* **What is being asked**
Scan the lines below for "this"; report the number of lines that contain it, and only that.

* **Material**
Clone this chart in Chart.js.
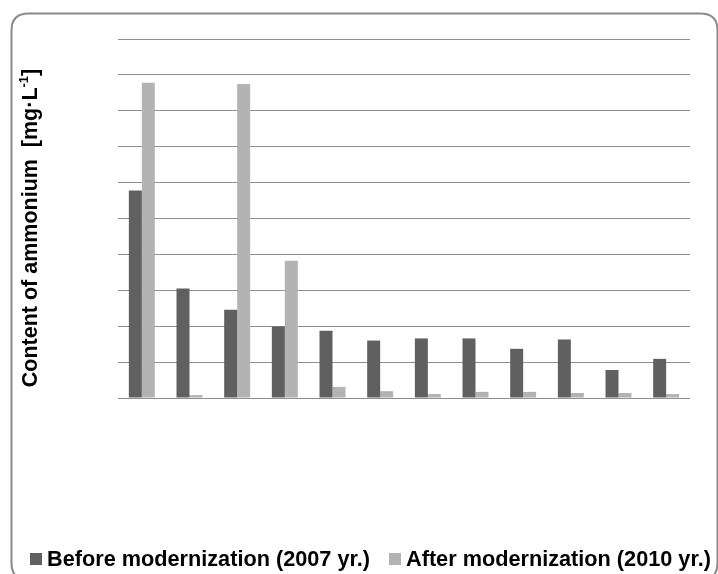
<!DOCTYPE html>
<html>
<head>
<meta charset="utf-8">
<script src="https://cdn.jsdelivr.net/npm/chart.js@4/dist/chart.umd.min.js"></script>
<style>
html,body{margin:0;padding:0;background:#fff;}
canvas{display:block;}
</style>
</head>
<body>
<canvas id="c" width="718" height="574"></canvas>
<script>
const categories = ['1','2','3','4','5','6','7','8','9','10','11','12'];
const beforeValues = [5.78, 3.05, 2.46, 1.99, 1.87, 1.60, 1.66, 1.66, 1.37, 1.63, 0.78, 1.09];
const afterValues  = [8.78, 0.08, 8.75, 3.82, 0.31, 0.19, 0.11, 0.17, 0.17, 0.14, 0.14, 0.11];
const seriesLabels = ['Before modernization (2007 yr.)', 'After modernization (2010 yr.)'];
const yTitleMain = 'Content of ammonium  [mg\u00B7L';
const yTitleSup = '-1';
const yTitleEnd = ']';

const FONT = "'Liberation Sans', Arial, sans-serif";

const decor = {
  id: 'decor',
  beforeDraw(chart) {
    const ctx = chart.ctx;
    ctx.save();
    ctx.fillStyle = '#ffffff';
    ctx.fillRect(0, 0, chart.width, chart.height);
    const x = 11.5, y = 13.5, w = 717.5 - 11.5, h = 580 - 13.5, r = 17;
    ctx.beginPath();
    ctx.moveTo(x + r, y);
    ctx.lineTo(x + w - r, y);
    ctx.quadraticCurveTo(x + w, y, x + w, y + r);
    ctx.lineTo(x + w, y + h - r);
    ctx.quadraticCurveTo(x + w, y + h, x + w - r, y + h);
    ctx.lineTo(x + r, y + h);
    ctx.quadraticCurveTo(x, y + h, x, y + h - r);
    ctx.lineTo(x, y + r);
    ctx.quadraticCurveTo(x, y, x + r, y);
    ctx.closePath();
    ctx.strokeStyle = '#8a8a8a';
    ctx.lineWidth = 2;
    ctx.stroke();
    ctx.restore();
  },
  afterDraw(chart) {
    const ctx = chart.ctx;
    ctx.save();
    const fs = 21.5;
    const mainFont = 'bold ' + fs + 'px ' + FONT;
    const supFont = 'bold ' + Math.round(fs * 0.62) + 'px ' + FONT;
    ctx.font = mainFont;
    const w1 = ctx.measureText(yTitleMain).width;
    ctx.font = supFont;
    const w2 = ctx.measureText(yTitleSup).width;
    ctx.font = mainFont;
    const w3 = ctx.measureText(yTitleEnd).width;
    const total = w1 + w2 + w3;
    ctx.translate(37, 228);
    ctx.rotate(-Math.PI / 2);
    ctx.fillStyle = '#000';
    ctx.textBaseline = 'alphabetic';
    ctx.textAlign = 'left';
    let tx = -total / 2;
    ctx.fillText(yTitleMain, tx, 0);
    tx += w1;
    ctx.font = supFont;
    ctx.fillText(yTitleSup, tx, -fs * 0.42);
    tx += w2;
    ctx.font = mainFont;
    ctx.fillText(yTitleEnd, tx, 0);
    ctx.restore();

    ctx.save();
    const lf = 21.7;
    ctx.font = 'bold ' + lf + 'px ' + FONT;
    ctx.textBaseline = 'alphabetic';
    let lx = 30;
    const baseY = 566;
    chart.data.datasets.forEach((ds) => {
      ctx.fillStyle = ds.backgroundColor;
      ctx.fillRect(lx, 553, 12, 12);
      lx += 17;
      ctx.fillStyle = '#000';
      ctx.fillText(ds.label, lx, baseY);
      lx += ctx.measureText(ds.label).width + 19;
    });
    ctx.restore();
  }
};

new Chart(document.getElementById('c'), {
  type: 'bar',
  data: {
    labels: categories,
    datasets: [
      { label: seriesLabels[0], data: beforeValues, backgroundColor: '#606060', borderWidth: 0,
        categoryPercentage: 0.545, barPercentage: 1.0 },
      { label: seriesLabels[1], data: afterValues, backgroundColor: '#b3b3b3', borderWidth: 0,
        categoryPercentage: 0.545, barPercentage: 1.0 }
    ]
  },
  options: {
    responsive: false,
    animation: false,
    layout: { padding: { left: 118, right: 28, top: 39, bottom: 176 } },
    plugins: { legend: { display: false }, tooltip: { enabled: false }, title: { display: false } },
    scales: {
      x: { display: false },
      y: {
        min: 0, max: 10,
        ticks: { display: false, stepSize: 1 },
        border: { display: false },
        grid: { color: '#8f8f8f', lineWidth: 1, drawTicks: false },
        afterFit(scale) { scale.width = 0; }
      }
    }
  },
  plugins: [decor]
});
</script>
</body>
</html>
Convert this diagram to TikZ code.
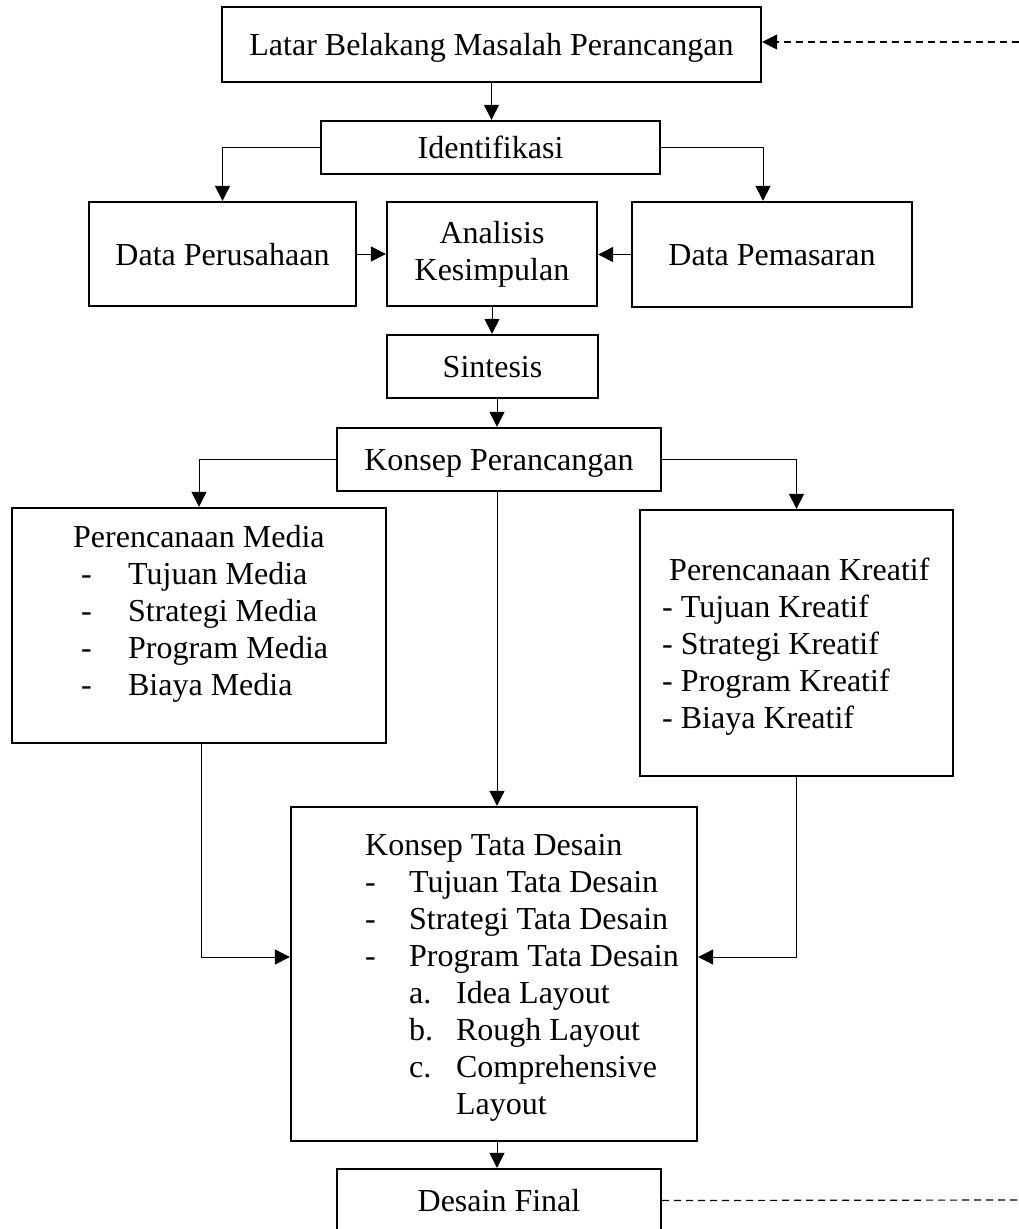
\documentclass[tikz,border=0pt]{standalone}
\usepackage{fontspec}
\setmainfont{Liberation Serif}
\usetikzlibrary{
    arrows.meta,
    positioning
}
\tikzset{
    box/.style={draw, line width=2.3pt, inner sep=0pt, align=center},
    oneline/.style={text height=22pt, text depth=0pt},
    conn/.style={line width=1pt, -{Triangle[length=15pt,width=15pt]}},
    back/.style={line width=1.2pt, dash pattern=on 7pt off 5pt}
}

\begin{document}
\begin{tikzpicture}[x=1pt, y=-1pt, font=\fontsize{32}{37}\selectfont]
    \useasboundingbox (0,0) rectangle (1019,1229);
    \clip (0,0) rectangle (1019,1229);
    % boxes
    \node[box, oneline, minimum width=539, minimum height=75] (latar) at (491.5,44.5) {Latar Belakang Masalah Perancangan};
    \node[box, oneline, minimum width=339, minimum height=53] (ident) at (490.5,147.5) {Identifikasi};
    \node[box, oneline, minimum width=267, minimum height=104] (dataPer) at (222.5,254) {Data Perusahaan};
    \node[box, minimum width=210, minimum height=104] (analisis) at (492,254) {Analisis\\Kesimpulan};
    \node[box, oneline, minimum width=280, minimum height=105] (dataPem) at (772,254.5) {Data Pemasaran};
    \node[box, oneline, minimum width=211, minimum height=63] (sintesis) at (492.5,366.5) {Sintesis};
    \node[box, oneline, minimum width=324, minimum height=63] (konsep) at (499,459.5) {Konsep Perancangan};
    \node[box, minimum width=374, minimum height=235] (media) at (199,625.5) {};
    \node[box, minimum width=313, minimum height=266] (kreatif) at (796.5,643) {};
    \node[box, minimum width=406, minimum height=334] (tata) at (494,974) {};
    \node[box, oneline, minimum width=324, minimum height=63] (final) at (499,1200.5) {Desain Final};
    % lists
    \node[anchor=base west, inner sep=0pt] (mediaTxt) at (73,547) {\begin{tabular}[t]{@{\hspace{8pt}}l@{\hspace{36.3pt}}l@{}}
        \multicolumn{2}{@{}l@{}}{Perencanaan Media}\\
        - & Tujuan Media\\
        - & Strategi Media\\
        - & Program Media\\
        - & Biaya Media
    \end{tabular}};
    \node[anchor=base west, inner sep=0pt] (kreatifTxt) at (662,580) {\begin{tabular}[t]{@{}l@{}}
        \hspace*{7pt}Perencanaan Kreatif\\
        - Tujuan Kreatif\\
        - Strategi Kreatif\\
        - Program Kreatif\\
        - Biaya Kreatif
    \end{tabular}};
    \node[anchor=base west, inner sep=0pt] (tataTxt) at (365,855) {\begin{tabular}[t]{@{}l@{\hspace{33.3pt}}l@{\hspace{23pt}}l@{}}
        \multicolumn{3}{@{}l@{}}{Konsep Tata Desain}\\
        - & \multicolumn{2}{@{}l@{}}{Tujuan Tata Desain}\\
        - & \multicolumn{2}{@{}l@{}}{Strategi Tata Desain}\\
        - & \multicolumn{2}{@{}l@{}}{Program Tata Desain}\\
          & a. & Idea Layout\\
          & b. & Rough Layout\\
          & c. & Comprehensive\\
          &    & Layout
    \end{tabular}};
    % arrows
    \draw[conn] (latar.south) -- (latar.south |- ident.north);
    \draw[conn] (ident.west) -| (dataPer.north);
    \draw[conn] (ident.east) -| ([xshift=-9pt]dataPem.north);
    \draw[conn] (dataPer.east) -- (dataPer.east -| analisis.west);
    \draw[conn] (dataPem.west) -- (dataPem.west -| analisis.east);
    \draw[conn] (analisis.south) -- (analisis.south |- sintesis.north);
    \draw[conn] ([xshift=4.5pt]sintesis.south) -- ([xshift=4.5pt]sintesis.south |- konsep.north);
    \draw[conn] (konsep.west) -| (media.north);
    \draw[conn] (konsep.east) -| (kreatif.north);
    \draw[conn] ([xshift=-2pt]konsep.south) -- ([xshift=-2pt]konsep.south |- tata.north);
    \coordinate (joinY) at (0,957);
    \draw[conn] ([xshift=2pt]media.south) |- (tata.west |- joinY);
    \draw[conn] (kreatif.south) |- (tata.east |- joinY);
    \draw[conn] ([xshift=3pt]tata.south) -- ([xshift=3pt]tata.south |- final.north);
    % feedback
    \coordinate (backTop) at (1019,42);
    \coordinate (backBot) at (1019,1200);
    \draw[back, -{Triangle[length=15pt,width=15pt]}] (backTop) -- (latar.east |- backTop);
    \draw[back] (final.east) -- (backBot);
\end{tikzpicture}
\end{document}
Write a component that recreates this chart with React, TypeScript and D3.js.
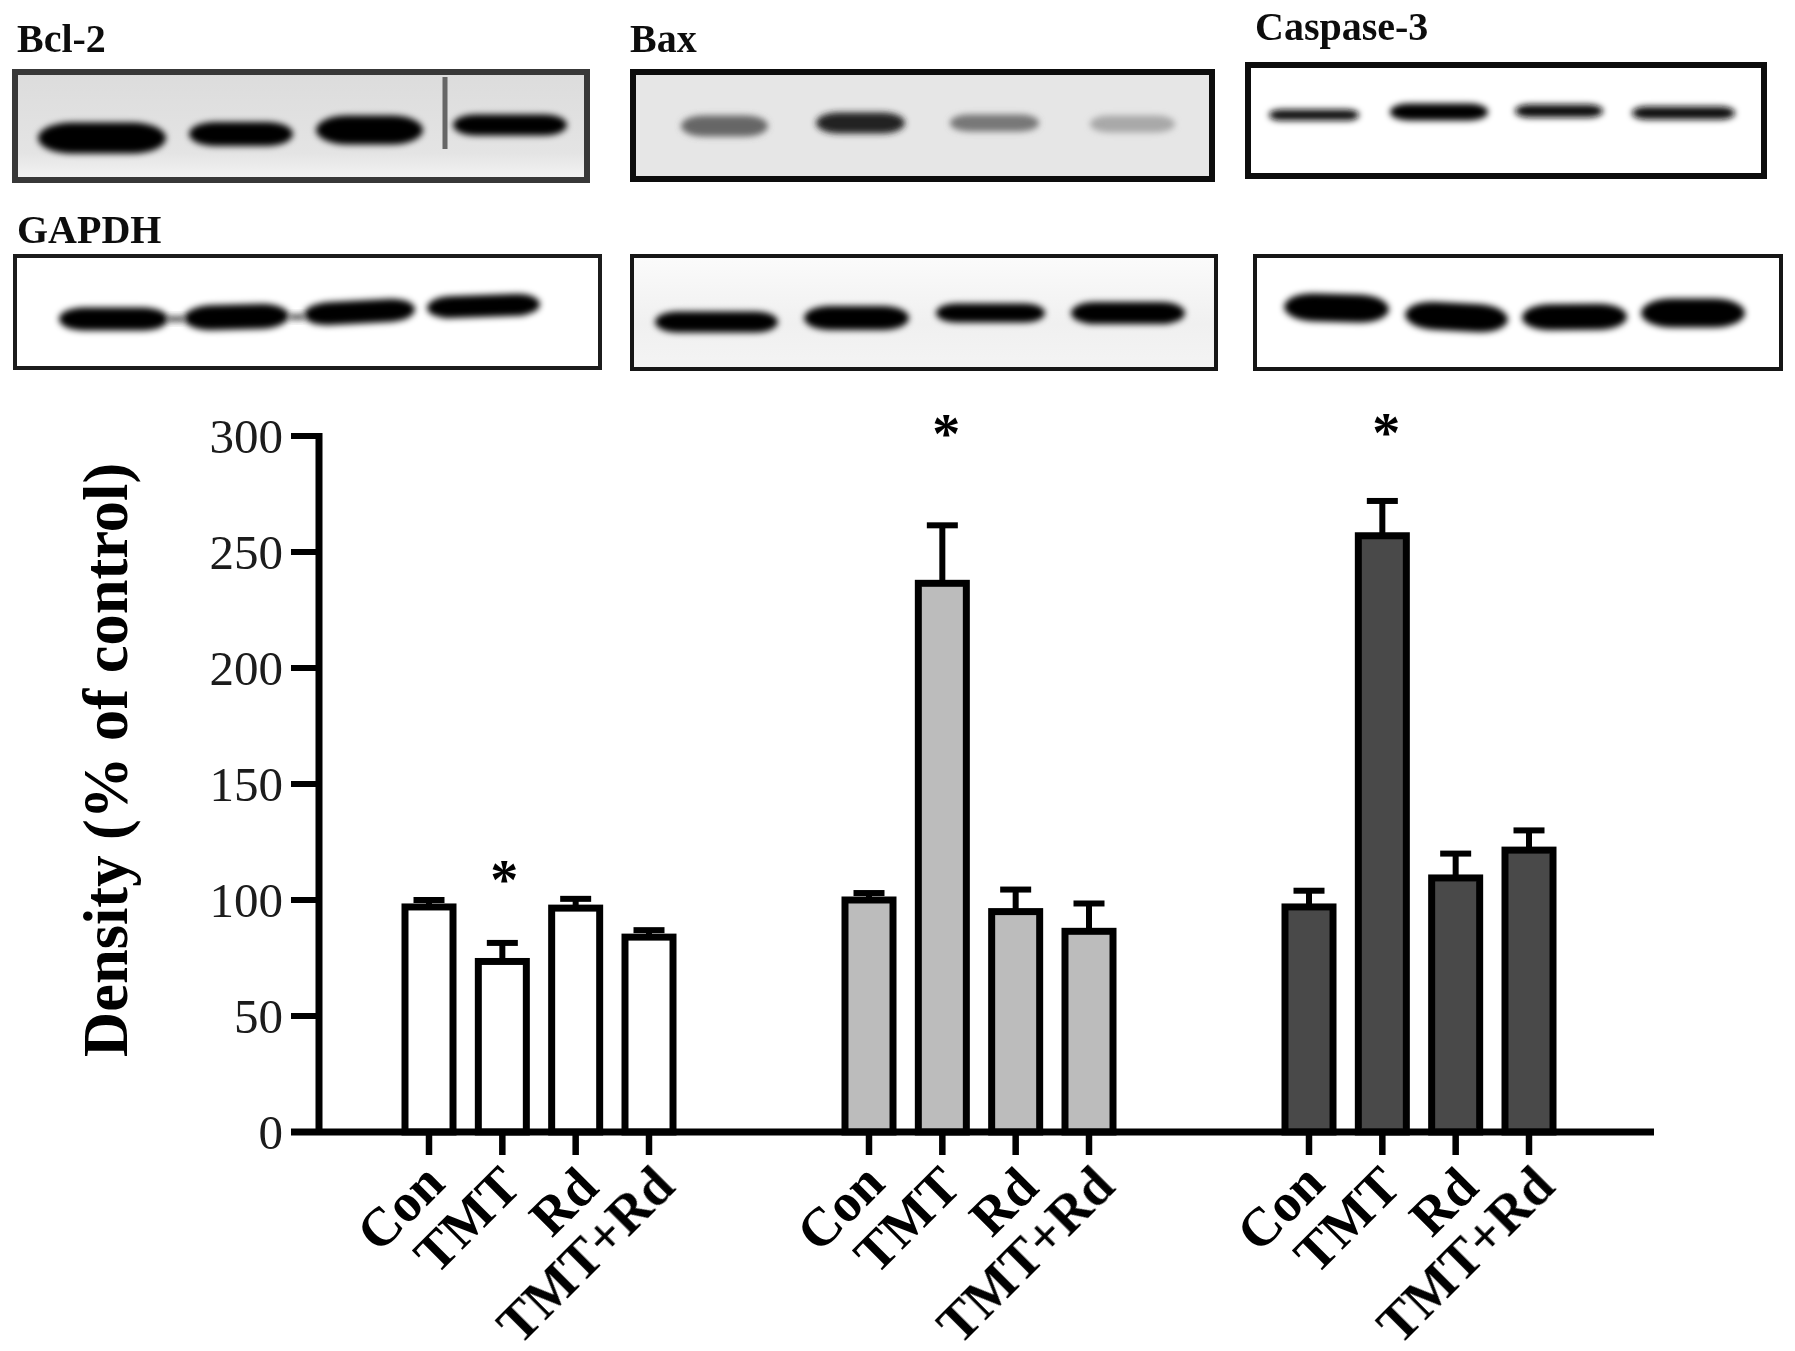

* **Correct result**
3